It’s late on Wednesday afternoon, and the Shiirkole football pitch in the Somali capital should be teeming with life.
Usually, there are uniformed players and crowds wearing colourful jerseys supporting their favourite teams. That’s how it’s been for the past 20 years in Mogadishu during the holy month of Ramadan.
Football tournaments were held on this playground in the heart of the seaside city – even during the height of the brutal civil war that engulfed Somaliafor decades – every Ramadan.
Despite the guns falling silent in Mogadishu, things are different this year. Aside from a bird perched on a rusty goalpost, there is no sign of life at the Shiirkoole football pitch.
Days before the start of the fasting month, the committee that used to run both the grounds and football tournament received a call from a well-known number belonging to the armed group al-Shabab.
“I received a phone call. I was told in a calm voice to close the football field and not hold any football tournament,” Kassim Maalim, a member of the committee, told Al Jazeera.
“More than eight teams were signed up to take part in the competition this Ramadan. But since that phone call, no football has been kicked here,” Maalim added.
Al-Shabab, an al-Qaeda-linked armed group, is fighting to overthrow the UN-backed government in Mogadishu and wants to impose a strict version of Islamic law in the Horn of Africa country.
The group used to control most parts of the country, but since 2010, the fighters have been removed from most major towns and cities.
In 2011, the armed group was pushed out of Mogadishu by Somali troops backed by hundreds of soldiers from the African Union Mission in Somalia (AMISOM) after months of deadly street battles. But al-Shabab has continued to carry out deadly suicide bombings and assassinations in the city.
“They have been closing down football grounds for the past four months. I know more than 30 grounds that have closed down – one by one – after phone calls,” Maalim said.
Those failing to heed al-Shabab’s order have been dealt with harshly by the group, he said. The fighters run courts that hand down sentences to anyone not following their orders in the villages of Mubarak and Toratorow, in the lower Shabelle region, not far from the Somali capital.
“They have arrested six people who did not act fast enough. Five have been released after serving time in al-Shabab jails. One is still in their prison,” said Maalim.
Some of those released fled the city, fearing for their lives.
“I left Mogadishu, and now I’m in hiding because anything can happen to you if you don’t do what they want,” an owner of a football pitch in Mogadishu – who didn’t want to be named, fearing reprisals – told Al Jazeera.

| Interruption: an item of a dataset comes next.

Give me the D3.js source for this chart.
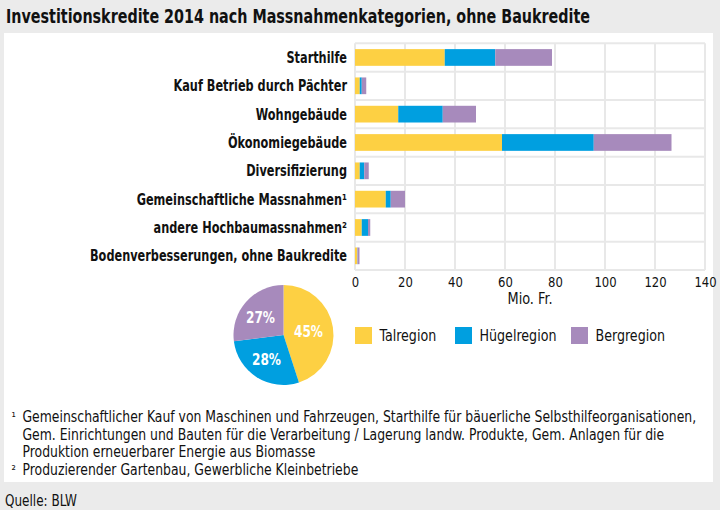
<!DOCTYPE html>
<html><head><meta charset="utf-8">
<script src="https://cdn.jsdelivr.net/npm/d3@7"></script>
<style>
html,body{margin:0;padding:0;background:#ebebeb;}
svg{display:block;}
text{font-family:"DejaVu Sans Condensed","DejaVu Sans",sans-serif;font-stretch:condensed;}
</style></head>
<body>
<svg id="chart" width="720" height="510"></svg>
<script>
const title = "Investitionskredite 2014 nach Massnahmenkategorien, ohne Baukredite";
const categories = ["Starthilfe","Kauf Betrieb durch Pächter","Wohngebäude","Ökonomiegebäude","Diversifizierung","Gemeinschaftliche Massnahmen¹","andere Hochbaumassnahmen²","Bodenverbesserungen, ohne Baukredite"];
const seriesNames = ["Talregion","Hügelregion","Bergregion"];
const talregion = [35.9, 1.9, 17.3, 58.8, 1.9, 12.3, 2.7, 0.9];
const huegelregion = [20.2, 0.8, 17.8, 36.7, 1.8, 2.0, 2.5, 0.1];
const bergregion = [22.7, 1.8, 13.3, 31.1, 1.8, 5.7, 0.9, 0.8];
const xTicks = [0,20,40,60,80,100,120,140];
const xAxisTitle = "Mio. Fr.";
const pieShares = [45, 28, 27];
const footnoteMarks = ["¹","","","²"];
const footnoteLines = [
  "Gemeinschaftlicher Kauf von Maschinen und Fahrzeugen, Starthilfe für bäuerliche Selbsthilfeorganisationen,",
  "Gem. Einrichtungen und Bauten für die Verarbeitung / Lagerung landw. Produkte, Gem. Anlagen für die",
  "Produktion erneuerbarer Energie aus Biomasse",
  "Produzierender Gartenbau, Gewerbliche Kleinbetriebe"
];
const source = "Quelle: BLW";
const colors = ["#fdd043","#009fe0","#a78abc"];

// horizontally condense a group of texts so that a reference text gets a target width
function squeeze(sel, refNode, target){
  const f = target / refNode.getComputedTextLength();
  sel.each(function(){
    const w = this.getComputedTextLength();
    d3.select(this).attr("textLength", w*f).attr("lengthAdjust","spacingAndGlyphs");
  });
}

const svg = d3.select("#chart");
svg.append("rect").attr("x",0).attr("y",0).attr("width",720).attr("height",510).attr("fill","#ebebeb");
svg.append("rect").attr("x",4).attr("y",33).attr("width",709).attr("height",449).attr("fill","#ffffff");

const tt = svg.append("text").attr("x",6).attr("y",22.5).attr("font-size",19).attr("font-weight","bold").attr("fill","#111").text(title);
squeeze(tt, tt.node(), 584);

const x = d3.scaleLinear().domain([0,140]).range([355,705]);
const y = d3.scaleBand().domain(categories).range([43.3,270]).paddingInner(0.41).paddingOuter(0.205);
const step = y.step();

const grid = svg.append("g");
grid.selectAll("line.v").data(xTicks).join("line")
  .attr("x1",d=>x(d)).attr("x2",d=>x(d)).attr("y1",43.3).attr("y2",270)
  .attr("stroke","#e8e8e8").attr("stroke-width",2);
const bounds = categories.map(c=>y(c)-step*y.paddingInner()/2).concat([270]);
grid.selectAll("line.h").data(bounds).join("line")
  .attr("x1",x(0)).attr("x2",x(140)).attr("y1",d=>d).attr("y2",d=>d)
  .attr("stroke","#e8e8e8").attr("stroke-width",2);

const table = categories.map((c,i)=>({cat:c, Talregion:talregion[i], "Hügelregion":huegelregion[i], Bergregion:bergregion[i]}));
const stacked = d3.stack().keys(seriesNames)(table);
svg.append("g").selectAll("g").data(stacked).join("g").attr("fill",(d,i)=>colors[i])
  .selectAll("rect").data(d=>d).join("rect")
  .attr("x",d=>x(d[0])).attr("width",d=>x(d[1])-x(d[0]))
  .attr("y",d=>y(d.data.cat)).attr("height",y.bandwidth());

const cl = svg.append("g").selectAll("text").data(categories).join("text")
  .attr("x",347).attr("y",d=>y(d)+y.bandwidth()/2).attr("dy","0.36em")
  .attr("text-anchor","end").attr("font-size",15.5).attr("font-weight","bold").attr("fill","#111").text(d=>d);
squeeze(cl, cl.nodes()[7], 257);

// legend
const legX = [355, 455, 571];
const leg = svg.append("g").selectAll("g").data(seriesNames).join("g")
  .attr("transform",(d,i)=>`translate(${legX[i]},327)`);
leg.append("rect").attr("width",17).attr("height",17).attr("fill",(d,i)=>colors[i]);
const lt = leg.append("text").attr("x",24.5).attr("y",8.5).attr("dy","0.36em").attr("font-size",16).attr("fill","#111").text(d=>d);
const legFactor = 56.7 / lt.nodes()[0].getComputedTextLength();
squeeze(lt, lt.nodes()[0], 56.7);

// x axis
const xAxis = d3.axisBottom(x).tickValues(xTicks).tickSize(0).tickPadding(0);
const ax = svg.append("g").attr("transform","translate(0,277.5)").call(xAxis);
ax.select(".domain").remove();
const tl = ax.selectAll("text").attr("font-size",14).attr("fill","#111")
  .attr("font-family",'"DejaVu Sans Condensed","DejaVu Sans",sans-serif').style("font-stretch","condensed");
tl.each(function(){ const w=this.getComputedTextLength(); d3.select(this).attr("textLength",w*legFactor*1.05).attr("lengthAdjust","spacingAndGlyphs"); });
const mt = svg.append("text").attr("x",(x(0)+x(140))/2).attr("y",303.5).attr("text-anchor","middle").attr("font-size",16).attr("fill","#111").text(xAxisTitle);
squeeze(mt, mt.node(), 45);

// pie
const pie = d3.pie().sort(null).value(d=>d)(pieShares);
const arc = d3.arc().innerRadius(0).outerRadius(50);
const pg = svg.append("g").attr("transform","translate(283.5,335)");
pg.selectAll("path").data(pie).join("path").attr("d",arc).attr("fill",(d,i)=>colors[i]);
const labelPos = [[25,-4],[-17,24],[-23,-18]];
const pt = pg.selectAll("text").data(pie).join("text")
  .attr("x",(d,i)=>labelPos[i][0]).attr("y",(d,i)=>labelPos[i][1]).attr("dy","0.36em")
  .attr("text-anchor","middle").attr("font-size",16).attr("font-weight","bold").attr("fill","#fff")
  .text(d=>d.data+"%");
squeeze(pt, pt.nodes()[0], 29);

// footnotes (condensed with a horizontal scale transform)
const fy = [421.5, 439.5, 457, 475];
svg.append("g").selectAll("text").data(footnoteMarks).join("text")
  .attr("x",11.5).attr("y",(d,i)=>fy[i]-1).attr("font-size",12).attr("fill","#111").text(d=>d);
const fg = svg.append("g").selectAll("g").data(footnoteLines).join("g");
const ft = fg.append("text").attr("x",0).attr("y",0).attr("font-size",16).attr("fill","#111").text(d=>d);
const fFactor = 674 / ft.nodes()[0].getComputedTextLength();
fg.attr("transform",(d,i)=>`translate(22.5,${fy[i]}) scale(${fFactor},1)`);

const st = svg.append("text").attr("x",5).attr("y",505.5).attr("font-size",16).attr("fill","#111").text(source);
squeeze(st, st.node(), 72);
</script>
</body></html>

“No one can protect you from them. I have a family to look after and don’t want anything to do with them,” he said, adding that he is hiding in a town in central Somalia that is not under al-Shabab control.
The armed group has said it isn’t against Somali youth playing football. In 2014, Al Jazeera reported on al-Shabab fighters playing football on a beach in the port town of Barawe.
Against our religion
The group told Al Jazeera it is merely acting on a request from the public.
“These football grounds are open all day and late into the night. The youth instead of going to school go to these football fields. These grounds are not free, so the youth steal money from their parents to enter these fields or take part in the matches,” Abu Abdurahman, al-Shabab’s commander in the Benadir region, which includes Mogadishu, told Al Jazeera.
“Also, men and women mix at these football grounds. This is unacceptable. It is against our religion. Many parents came to us for help – and we intervened.”
Mogadishu is home to thousands of troops from the African Union who are in Somalia to defeat the armed group. Many of the grounds shut down are a few minutes’ drive from their main base at Mogadishu’s airport.
Analysts say the closure of the football pitches is further evidence the armed group is very much active in the city, despite AMISOM claiming it was liberated in 2011.
“Al-Shabab never left Mogadishu, but changed their tactic. They are in the city amongst the people. AMISOM are in their bases, which mostly are on the outskirts of the city,” Mohamed Ahmed, a Mogadishu-based analyst, told Al Jazeera.
Ahmed said there could be another reason why al-Shabab wants fields closed.
“Music and sports are the two things that keeps the youth busy and away from joining armed groups. With high unemployment and nothing to do, they will be at the mercy of being recruited by anyone,” he said.